Но мой друг пережил гражданскую войну без приключений. Иногда, сказал он, приходили отряды Свободного государства и размещались у него на постой; в другое время это были республиканцы. И те, и другие вели себя очень вежливо, если не считать подрыва местных мостов, что доставляло некоторые неудобства. Родовые схватки новой Ирландии его не коснулись.
— Идите в дом! — крикнула из окошка миссис О’М…
Поразительно, как в Ирландии исчезают прошлые столетия: вы, словно во сне, переноситесь в другое время. Этот ланч был похож на ланчи, что подавали в этой комнате двести лет подряд. Мы вернулись в век свечей Георга II. Если бы мой хозяин вдруг обратился ко мне и спросил, что я думаю о мятеже принца Чарльза Эдуарда в Шотландии, я не слишком бы удивился: такой вопрос гармонировал с домом, с этой комнатой, с ланчем и общим направлением нашей беседы.
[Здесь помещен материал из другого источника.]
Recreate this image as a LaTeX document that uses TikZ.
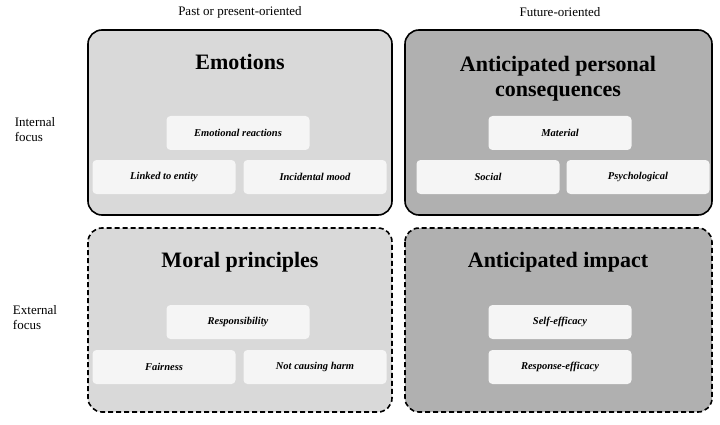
\documentclass[tikz,border=0pt]{standalone}
\usepackage{fontspec}
\setmainfont{Liberation Serif}
\begin{document}
\begin{tikzpicture}[x=1pt,y=-1pt,
  big/.style={draw=black,line width=1.6pt,rounded corners=14pt},
  light/.style={fill=gray!30},
  dark/.style={fill=gray!62},
  dsh/.style={dash pattern=on 5pt off 3pt},
  inner/.style={fill=gray!8,rounded corners=4pt,minimum width=143pt,minimum height=34pt,font=\fontsize{10.5}{12}\selectfont\bfseries\itshape},
  ttl/.style={font=\fontsize{22}{25}\selectfont\bfseries,align=center},
  lab/.style={font=\fontsize{13}{15}\selectfont,align=left}]
\useasboundingbox (0,0) rectangle (720,425);
\fill[white] (0,0) rectangle (720,425);
\node[lab] (c1) at (240,12) {Past or present-oriented};
\node[lab] (c2) at (560,12) {Future-oriented};
\node[lab] (r1) at (35,130) {Internal\\focus};
\node[lab] (r2) at (35,318) {External\\focus};
\draw[big,light] (88,30) rectangle (392,215);
\draw[big,dark] (405,30) rectangle (712,215);
\draw[big,light,dsh] (88,228) rectangle (392,412);
\draw[big,dark,dsh] (405,228) rectangle (712,412);
\node[ttl] (t1) at (240,62) {Emotions};
\node[ttl] (t2) at (558,79) {Anticipated personal\\consequences};
\node[ttl] (t3) at (240,262) {Moral principles};
\node[ttl] (t4) at (558,262) {Anticipated impact};
\node[inner] (a1) at (238,133) {Emotional reactions};
\node[inner] (a2) at (164,177) {Linked to entity};
\node[inner] (a3) at (315,177) {Incidental mood};
\node[inner] (b1) at (560,133) {Material};
\node[inner] (b2) at (488,177) {Social};
\node[inner] (b3) at (638,177) {Psychological};
\node[inner] (c1b) at (238,322) {Responsibility};
\node[inner] (c2b) at (164,367) {Fairness};
\node[inner] (c3b) at (315,367) {Not causing harm};
\node[inner] (d1) at (560,322) {Self-efficacy};
\node[inner] (d2) at (560,367) {Response-efficacy};
\end{tikzpicture}
\end{document}
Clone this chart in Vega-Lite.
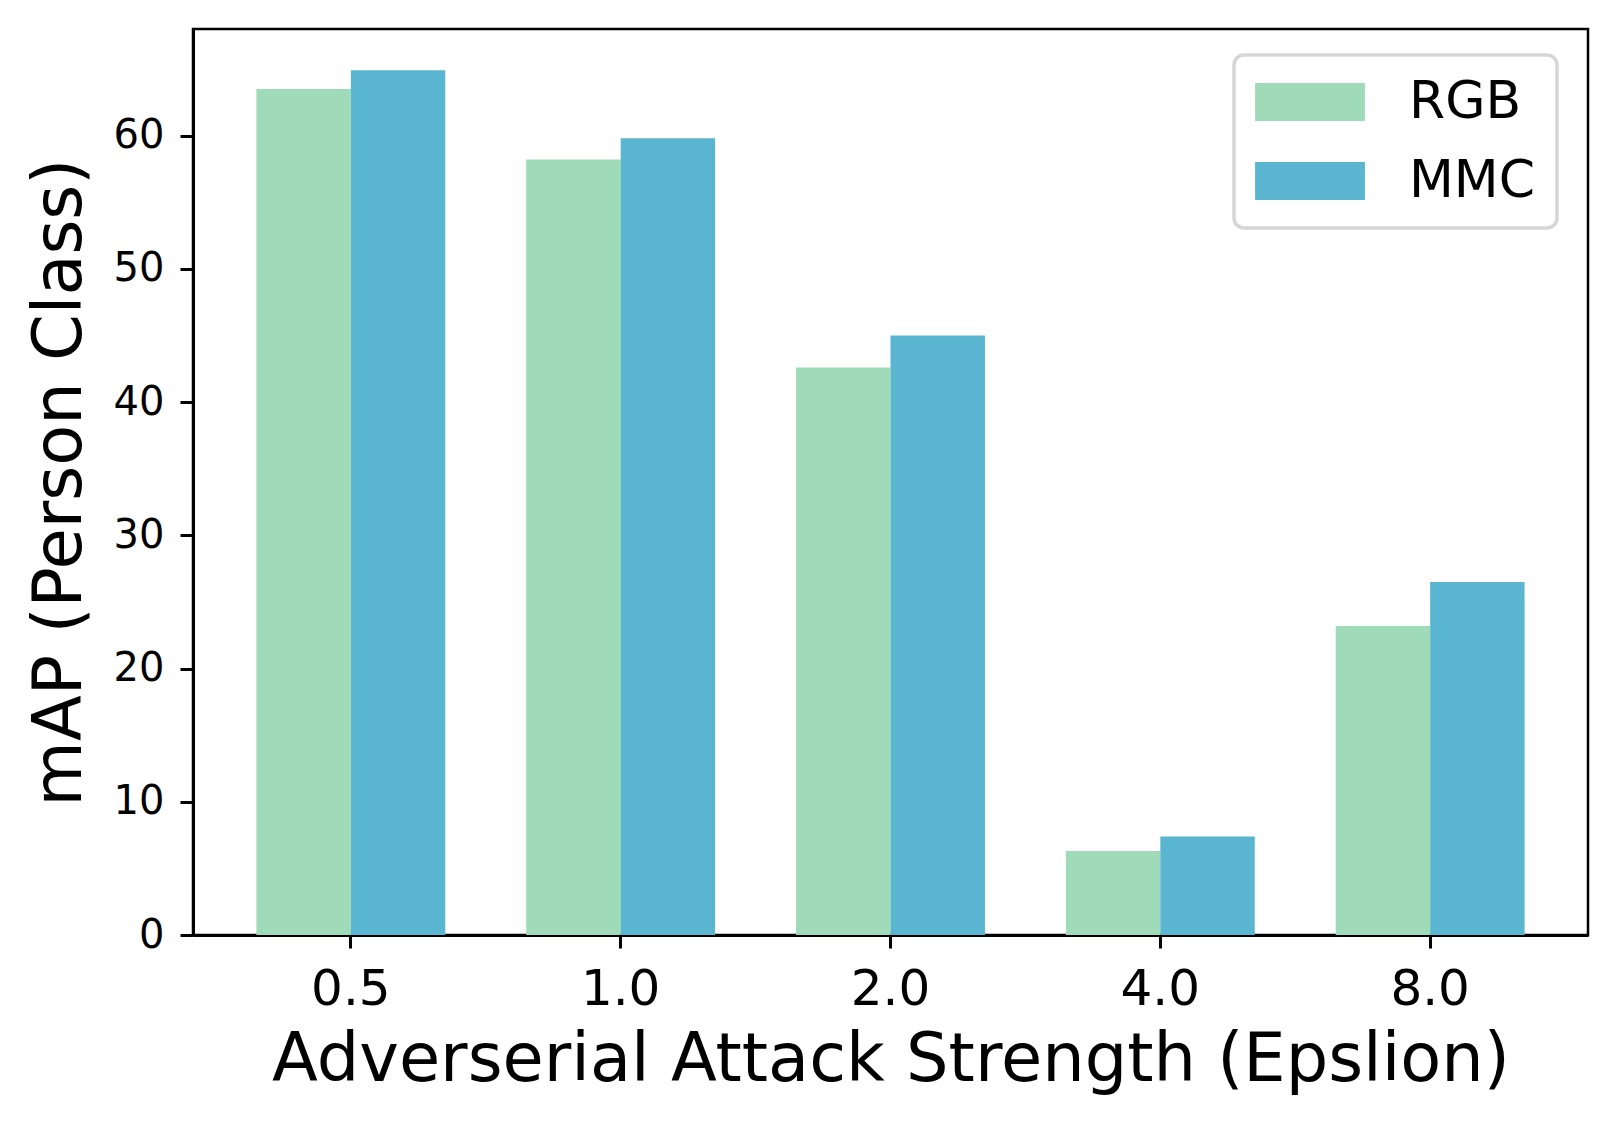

Такой вопрос был бы эхом старого дома, шепотом, доносящимся из темного угла.
Собаки тыкались мокрыми носами нам в ладони, и мой хозяин то и дело бросал им кости. Они уносили лакомство, и вскоре из каждого угла комнаты послышался хруст. Время от времени собаки делали короткую паузу и, подняв головы, глядели на хозяина с уважением и обожанием.
Разговор, как и всякий разговор в Ирландии, скакал, словно гном по горе.
Мой друг с негодованием отозвался о том, как во времена «перемен» здесь относились ко многим землевладельцам англо-ирландского происхождения. Сказал, что вместе с виновными пострадали невинные. Многие хорошие люди, всем сердцем любившие страну, вынуждены были уехать, а вслед им сыпались проклятия. Однако ни одна революция не обходится без несправедливости. Я впервые осознал, какой горькой может быть революция для человека, рожденного ирландцем, получившего образование в Англии, исполненного английских предрассудков, но одновременно и ирландских родственных чувств. Внезапно, как это обычно бывает, он обнаружил приставленный к своему виску пистолет сына одного из своих арендаторов.
Станут ли снова оставшиеся в стране англо-ирландцы аристократами?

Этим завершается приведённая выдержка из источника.